Ian Malcolm and GMOs
As background, I’m not one of those anti-science anti-GMO activists who think that GMOs are going to kill us all in some unspecified genetically-engineered bioapocalypse. But neither am I some breathless biotech cheerleader who thinks that GMOs are the only way to prevent a world population crash due to global mass starvation and that anyone who opposes GMOs is de facto anti-science. (For one thing, the simple Malthusian model that predicts unlimited exponential growth until resources run out is unrealistic. Verhulst’s sigmoidal curve from the logistic equation is a more realistic way to model population growth, but that never really enters into arguments on Facebook anyway.)
But regardless of how you feel about GMOs, it’s really not a far stretch to imagine that life will find a way around genetically engineered defenses.

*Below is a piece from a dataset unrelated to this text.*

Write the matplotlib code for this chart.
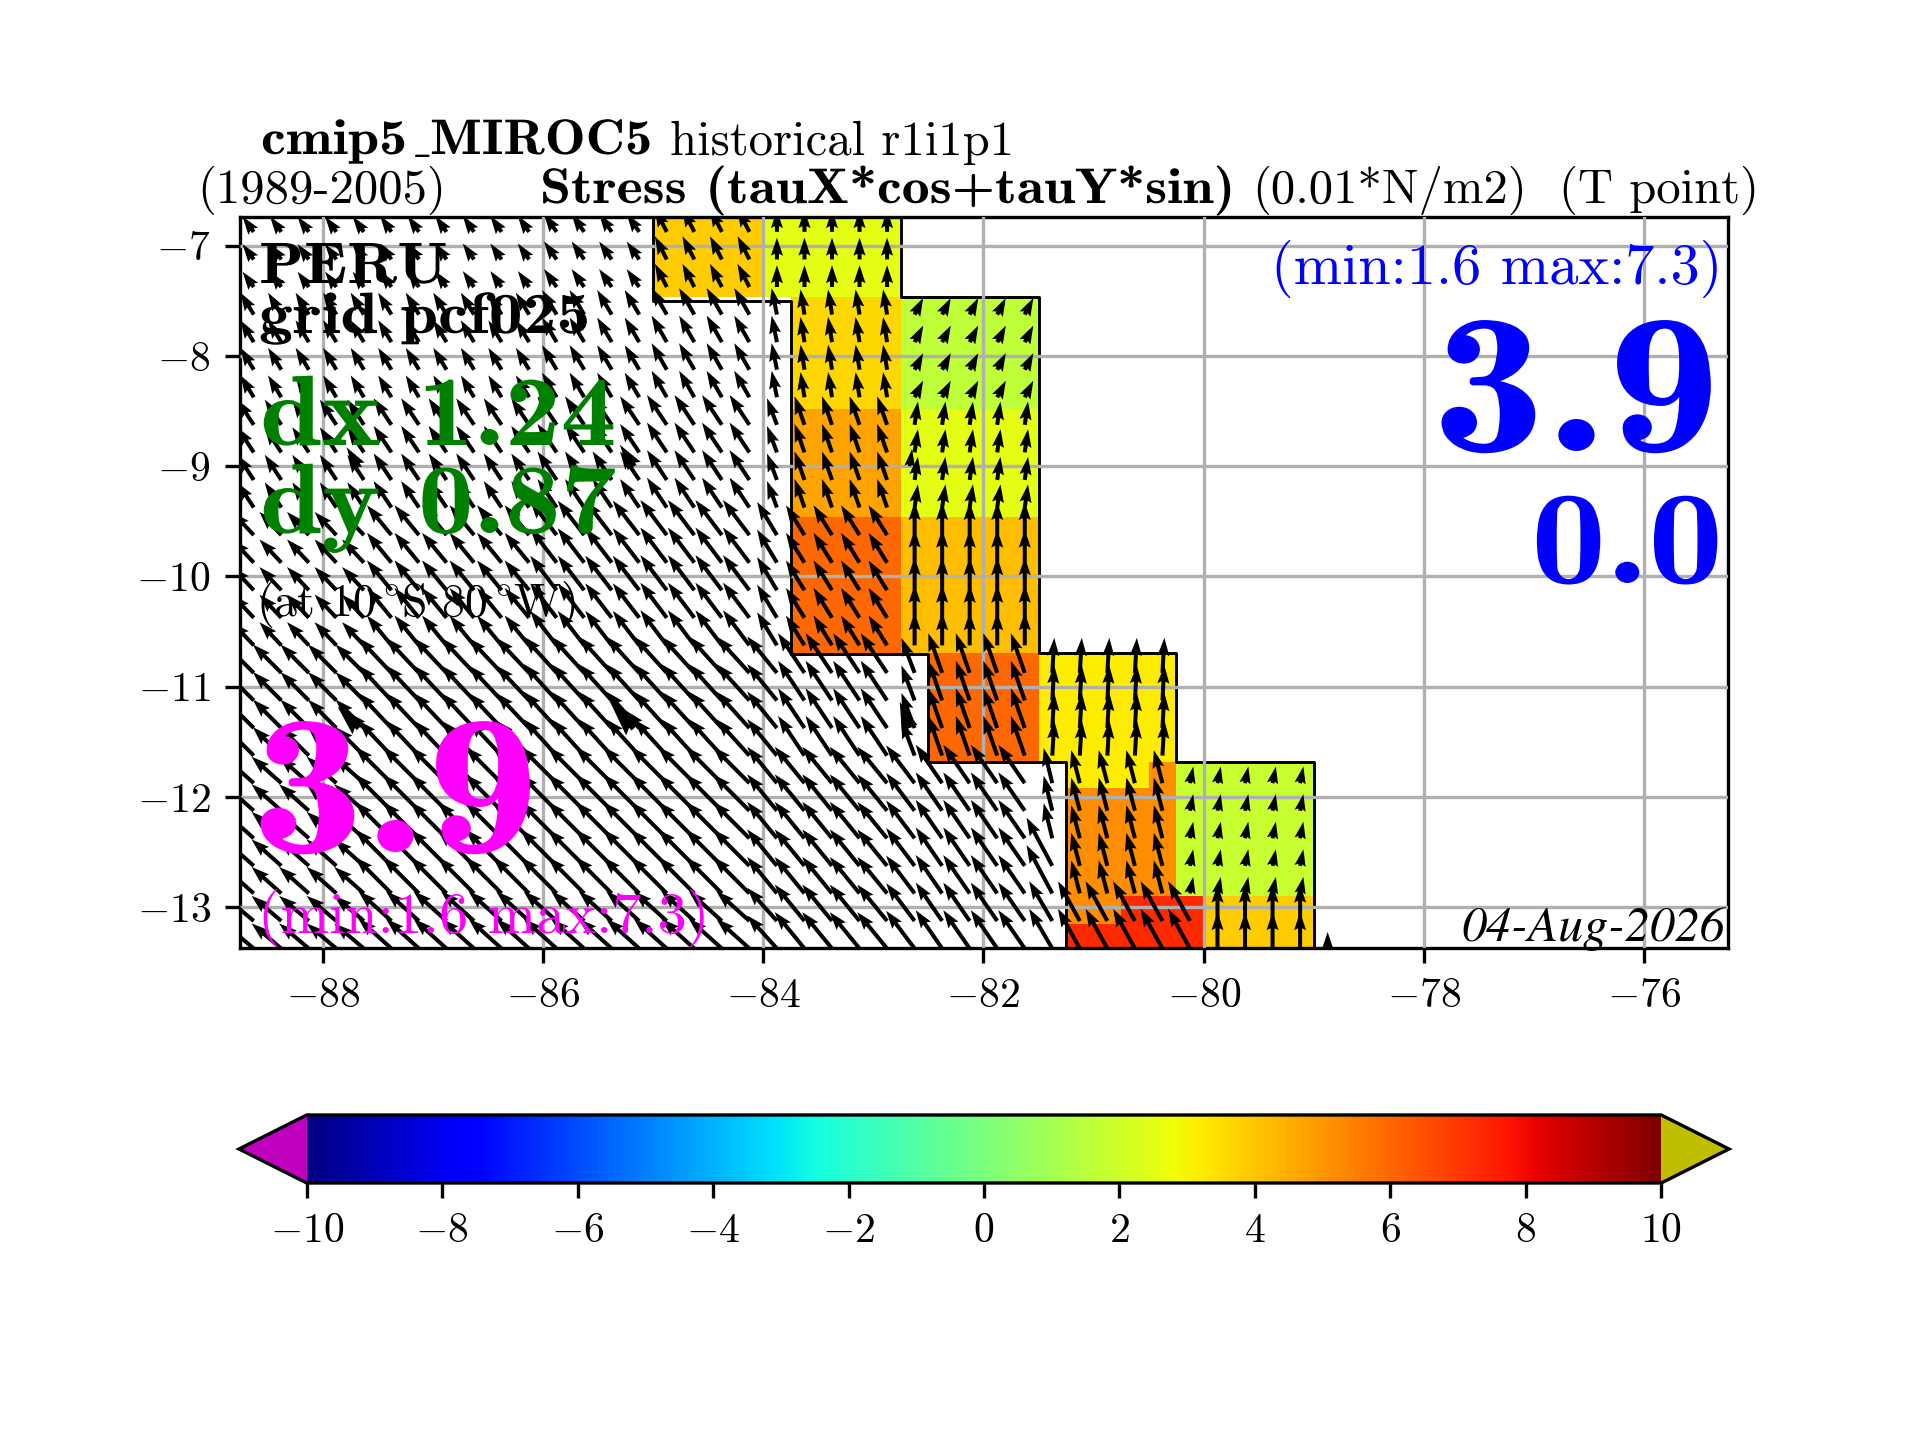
import warnings
import numpy as np
import matplotlib
matplotlib.use("Agg")
import matplotlib.pyplot as plt
from matplotlib.patheffects import AbstractPathEffect
from matplotlib.transforms import Affine2D

warnings.filterwarnings("ignore")
plt.rcParams['mathtext.fontset'] = 'cm'
plt.rcParams['font.family'] = ['cmr10', 'DejaVu Sans']
plt.rcParams['axes.formatter.use_mathtext'] = True
plt.rcParams['axes.unicode_minus'] = True

# colour cells: edges and stress values (0.01 N/m2), nan is no data
cell_lon = [-85, -84, -83.75, -82.75, -82.5, -81.5, -81.25, -80.75, -80.5, -80.25, -80, -79]
cell_lat = [-6.7, -7.47, -8.48, -9.46, -10.69, -11.68, -11.92, -12.90, -13.15, -13.4]
n = np.nan
stress = [
    [3.9, 2.5, 2.5, n, n, n, n, n, n, n, n],
    [n, n, 3.6, 1.6, 1.6, n, n, n, n, n, n],
    [n, n, 4.7, 2.5, 2.5, n, n, n, n, n, n],
    [n, n, 6.0, 4.2, 4.2, n, n, n, n, n, n],
    [n, n, n, n, 6.0, 3.2, 3.2, 3.2, 3.2, n, n],
    [n, n, n, n, n, n, 3.2, 3.2, 5.2, 1.8, 1.8],
    [n, n, n, n, n, n, 5.2, 5.2, 5.2, 1.8, 1.8],
    [n, n, n, n, n, n, 5.2, 7.3, 7.3, 7.3, 3.9],
    [n, n, n, n, n, n, 7.3, 7.3, 7.3, 7.3, 3.9],
]

# arrow field blocks
block_lon = [-89, -87.5, -86, -85, -84, -83.75, -82.75, -82.5, -81.5, -81.25, -80.25, -80, -79, -78.75]
block_lat = [-6.5, -7.47, -8.48, -9.46, -10.69, -11.68, -12.5, -12.9, -13.5]
taux = [
    [-1.7, -1.7, -1.9, -1.8, 0.0, 0.0, n, n, n, n, n, n, n],
    [-2.0, -2.0, -2.2, -2.3, -0.8, -0.6, 1.3, 1.3, n, n, n, n, n],
    [-2.5, -2.7, -2.9, -3.0, -1.5, -1.5, 0.5, 0.5, n, n, n, n, n],
    [-3.3, -3.7, -4.0, -4.0, -3.0, -2.8, 0.0, 0.0, n, n, n, n, n],
    [-4.3, -5.0, -5.0, -5.0, -4.5, -4.0, -2.0, -2.1, 0.3, 0.3, n, n, n],
    [-4.5, -5.5, -5.5, -5.5, -4.5, -4.5, -4.3, -4.0, -1.3, -1.3, 0.5, 0.5, n],
    [-4.5, -5.5, -5.5, -5.5, -4.5, -4.5, -4.3, -4.0, -3.9, -1.3, 0.5, 0.5, n],
    [-4.5, -5.0, -5.0, -5.0, -4.5, -4.5, -4.3, -4.0, -3.5, -3.3, -3.3, 0.0, 0.0],
]
tauy = [
    [2.3, 2.4, 2.7, 3.5, 3.3, 3.3, n, n, n, n, n, n, n],
    [3.3, 3.3, 3.7, 4.0, 4.0, 3.8, 2.5, 2.5, n, n, n, n, n],
    [3.8, 4.0, 4.3, 4.5, 4.0, 4.3, 3.5, 3.5, n, n, n, n, n],
    [3.5, 4.5, 5.2, 5.3, 5.0, 4.5, 5.0, 5.0, n, n, n, n, n],
    [4.3, 5.3, 5.5, 5.5, 5.5, 6.0, 5.3, 6.0, 5.3, 5.3, n, n, n],
    [4.0, 5.5, 5.5, 5.5, 5.5, 5.5, 5.7, 5.8, 5.3, 5.0, 2.5, 2.5, n],
    [4.0, 5.5, 5.5, 5.5, 5.5, 5.5, 5.7, 5.8, 7.3, 5.0, 2.5, 2.5, n],
    [3.8, 4.5, 4.5, 4.5, 5.0, 5.5, 5.7, 5.8, 6.0, 6.0, 6.0, 5.5, 2.5],
]

# the coarser, heavier arrows
big_lon = [-87.67, -85.17, -82.67]
big_lat = [-9.0, -11.375]

coast1_lon = [-85, -85, -83.75, -83.75, -82.5, -82.5, -81.25, -81.25]
coast1_lat = [-6.7, -7.5, -7.5, -10.7, -10.7, -11.68, -11.68, -13.4]
coast2_lon = [-82.75, -82.75, -81.5, -81.5, -80.25, -80.25, -79, -79, -75]
coast2_lat = [-6.7, -7.47, -7.47, -10.69, -10.69, -11.68, -11.68, -13.37, -13.37]

def field(lons, lats):
    i = np.searchsorted(block_lon, lons) - 1
    j = np.searchsorted(-np.array(block_lat), -lats) - 1
    return np.array(taux)[j, i], np.array(tauy)[j, i]

# cmb10 is narrower than the bold of the original, widen it
class Wide(AbstractPathEffect):
    def __init__(self, sx):
        super().__init__()
        self.sx = sx
    def draw_path(self, renderer, gc, tpath, affine, rgbFace=None):
        renderer.draw_path(gc, tpath, Affine2D().scale(self.sx, 1) + affine, rgbFace)

fig = plt.figure(figsize=(6.4, 4.8), dpi=300)
ax = fig.add_axes([240/1920, 1-948/1440, (1728-240)/1920, (948-217)/1440])
cax = fig.add_axes([239/1920, 1-1183/1440, (1729-239)/1920, 68/1440])

cmap = plt.get_cmap('jet').copy()
cmap.set_under((0.75, 0, 0.75))
cmap.set_over((0.75, 0.75, 0))
mesh = ax.pcolormesh(cell_lon, cell_lat, np.ma.masked_invalid(stress), cmap=cmap, vmin=-10, vmax=10, zorder=1)

ax.plot(coast1_lon, coast1_lat, 'k', lw=0.7, zorder=2)
ax.plot(coast2_lon, coast2_lat, 'k', lw=0.7, zorder=2)

lon2d, lat2d = np.meshgrid(np.arange(-88.625, -78.8, 0.25), np.arange(-6.625, -13.5, -0.25))
u, v = field(lon2d, lat2d)
# only the one arrow east of the coast
east = (lon2d > -79) & (lat2d > -13.3)
u[east] = n
v[east] = n
ax.quiver(lon2d, lat2d, u, v, angles='xy', scale_units='xy', scale=1/0.06, width=0.0027,
          headlength=4.5, headaxislength=4, zorder=3)

blon, blat = np.meshgrid(big_lon, big_lat)
bu, bv = field(blon, blat)
ax.quiver(blon, blat, bu, bv, angles='xy', scale_units='xy', scale=1/0.045, width=0.005, zorder=3)

ax.set_xlim(-88.75, -75.24)
ax.set_ylim(-13.37, -6.74)
ax.set_xticks(np.arange(-88, -75, 2))
ax.set_yticks(np.arange(-13, -6, 1))
ax.grid(True, color='#b0b0b0', lw=0.8, zorder=4)
ax.set_axisbelow(False)

cb = fig.colorbar(mesh, cax=cax, orientation='horizontal', extend='both')
cb.set_ticks(np.arange(-10, 11, 2))

def put(px, py, s, wide=None, **kw):
    t = fig.text(px/1920, 1-py/1440, s, va='baseline', zorder=10, **kw)
    if wide:
        t.set_path_effects([Wide(wide)])

put(261, 154, 'cmip5', family='cmb10', fontsize=12, wide=1.12)
put(412, 154, r'$\_$', fontsize=8.5)
put(430, 154, 'MIROC5', family='cmb10', fontsize=12, wide=1.09)
put(670, 155, 'historical r1i1p1', fontsize=11.7)
put(197, 203, '(1989-2005)', fontsize=11.7)
put(540, 203, 'Stress (tauX*cos+tauY*sin)', family='cmb10', fontsize=12, wide=1.117)
put(1252, 203, '(0.01*N/m2)', fontsize=11.7)
put(1759, 203, '(T point)', fontsize=11.7, ha='right')

put(259, 283, 'PERU', family='cmb10', fontsize=14, wide=1.13)
put(259, 333, 'grid pcf025', family='cmb10', fontsize=14, wide=1.16)
put(260, 445, 'dx 1.24', family='cmb10', fontsize=24, color='green', wide=1.117)
put(260, 533, 'dy 0.87', family='cmb10', fontsize=24, color='green', wide=1.117)
put(256, 616, r'(at 10$^\circ\!$S 80$^\circ\!$W)', fontsize=11)
put(251, 852, '3.9', family='cmb10', fontsize=48, color='magenta', wide=1.13)
put(258, 933, '(min:1.6 max:7.3)', fontsize=14, color='magenta')
put(1722, 284, '(min:1.6 max:7.3)', fontsize=14, color='blue', ha='right')
put(1432, 451, '3.9', family='cmb10', fontsize=48, color='blue', wide=1.13)
put(1531, 583, '0.0', family='cmb10', fontsize=32, color='blue', wide=1.13)
put(1725, 941, '04-Aug-2026', family='STIXGeneral', style='italic', fontsize=12, ha='right')

fig.savefig('out.png', dpi=300)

Worm Now Thrives in GMO Corn Designed to Kill It, Study Says • 2014 Mar 18 • Newsweek (via A. Scoble)
One of industrial agriculture’s biggest GMO crops may have just backfired. Scientists have confirmed that corn-destroying rootworms have evolved to be resistant to the Bt corn engineered to kill them.
Of course, this isn’t necessarily a disaster for biotech companies. They can probably cheaply and easily create a new variant of resistant corn with a trivially different defense mechanism, patent it, and charge big bucks, with the oft-heard claim that they need to make a return on their R&D investment (reminiscent of the way some pharmaceutical companies have taken racemic drugs that are now off-patent, purified the active enantiomer, and re-patented the enantiomer) and wait for nature to quickly work around that defense, too. Lather, rinse, repeat. It’s a great business model!